Verizon Hikes FiOS Rates by Six Percent
Nov 1st, 2009 by Alex
I just got an “important notice” in the mail from Verizon.
We will be upgrading your FiOS Internet speed to up to 10/2 Mbps in the next few months.
Emphasis theirs, it’s strange the way that the sentence is phrased. Maybe it’s boilerplate in that they can’t say that they’ll give you exactly 10/2 but that it’ll be somewhere around there, but it reads to me like it isn’t much of a upgrade. Maybe they’ll give me 6/2 or 8/2. Something around there, perhaps. Not that I utilize the 5/2 Mbps now except for the occasional Knoppix or CentOS torrent, but okay.
We also want to let you know that the rate for your FiOS Internet service will be increasing to $52.99 effective on December 1, 2009. No action is require to maintain your service at the new rate — you’ll continue to enjoy all the benefits your current Verizon FiOS Internet service has to offer. This rate increase is unrelated to the speed increase we will be implementing for your FiOS Internet service plan.
This is the real meat of it. A six percent rate hike.
And no kidding the hike isn’t related to any speed increase. The amount of effort required to change my connection from 5Mb to 15Mb (or even 100Mb for that matter) is a few keystrokes at most. No new hardware. No new cabling. No technician to come out to the house. The fiber optic line buried out back is more than capable of ten times that amount of data. If anything, I’d be burning up the CPU on the router.
In short, they’re raising the rate because they can. No additional costs incurred on their part. No additional benefit to me. It’s starting to feel a bit like my experience with Comcast.
FiOS is actually slower than the Comcast service I gave up, but it is so much less hassle. I think I’m on a two year contract, so I will see if they jack up my rate as well.
[...] Internet may be fast, but it isn’t cheap, and now a 6% increase. Details at Technology & [...]
I’ve had FiOS since it was rolled out in my neighborhood. Last spring, I called them to find out if I could lower my bill - at that time they said that I was not in a standard bundle and that I had special “discounts” applied to the bill (sounds like a bundle to me) but that the discounts would expire in September. I called back in September and moved into a new bundle where I moved from 5/2 to 10/5 or something (I can’t fill the pipe anyway so I doesn’t matter). The interesting thing was that my bill went up by about $10, when I asked what would happen if I did nothing, I was told it would go up by ~$35 - so I opted for the bundle.
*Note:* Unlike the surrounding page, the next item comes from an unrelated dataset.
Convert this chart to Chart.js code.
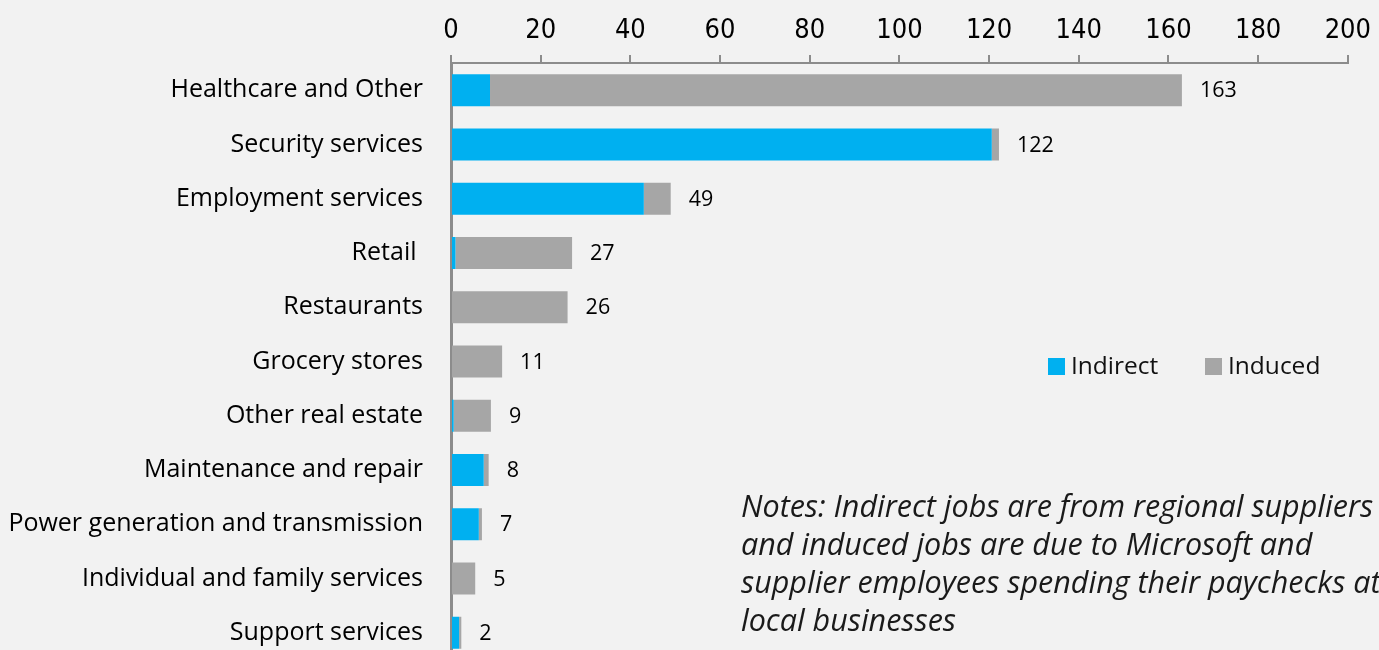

If I had reliable cell service within the confines of the house, I think I’d dump the voice service - but there are only 3 cell towers in my neck of the woods and I live on the edge of two of them…
I recommend setting aside an hour and a half or so, and call to complain.
yellojkt: It’s faster than Comcast ever was, plus has lower latency. Most important — and what I didn’t note above — is that I’ve only had one outage (which was during an 8-10 hour power outage, during which time I couldn’t have utilized it anyways) since I got it; world’s above Comcast in the uptime department.
Damien/Matt: I’ve thought about calling. I’ve got the cheapest/slowest data-only plan. Aside from wanting to keep me on as a customer, I’m not sure what room I’ve got to bargain with. I really wish they’d start to offer multi-product discounts, like if you have cellular service with them.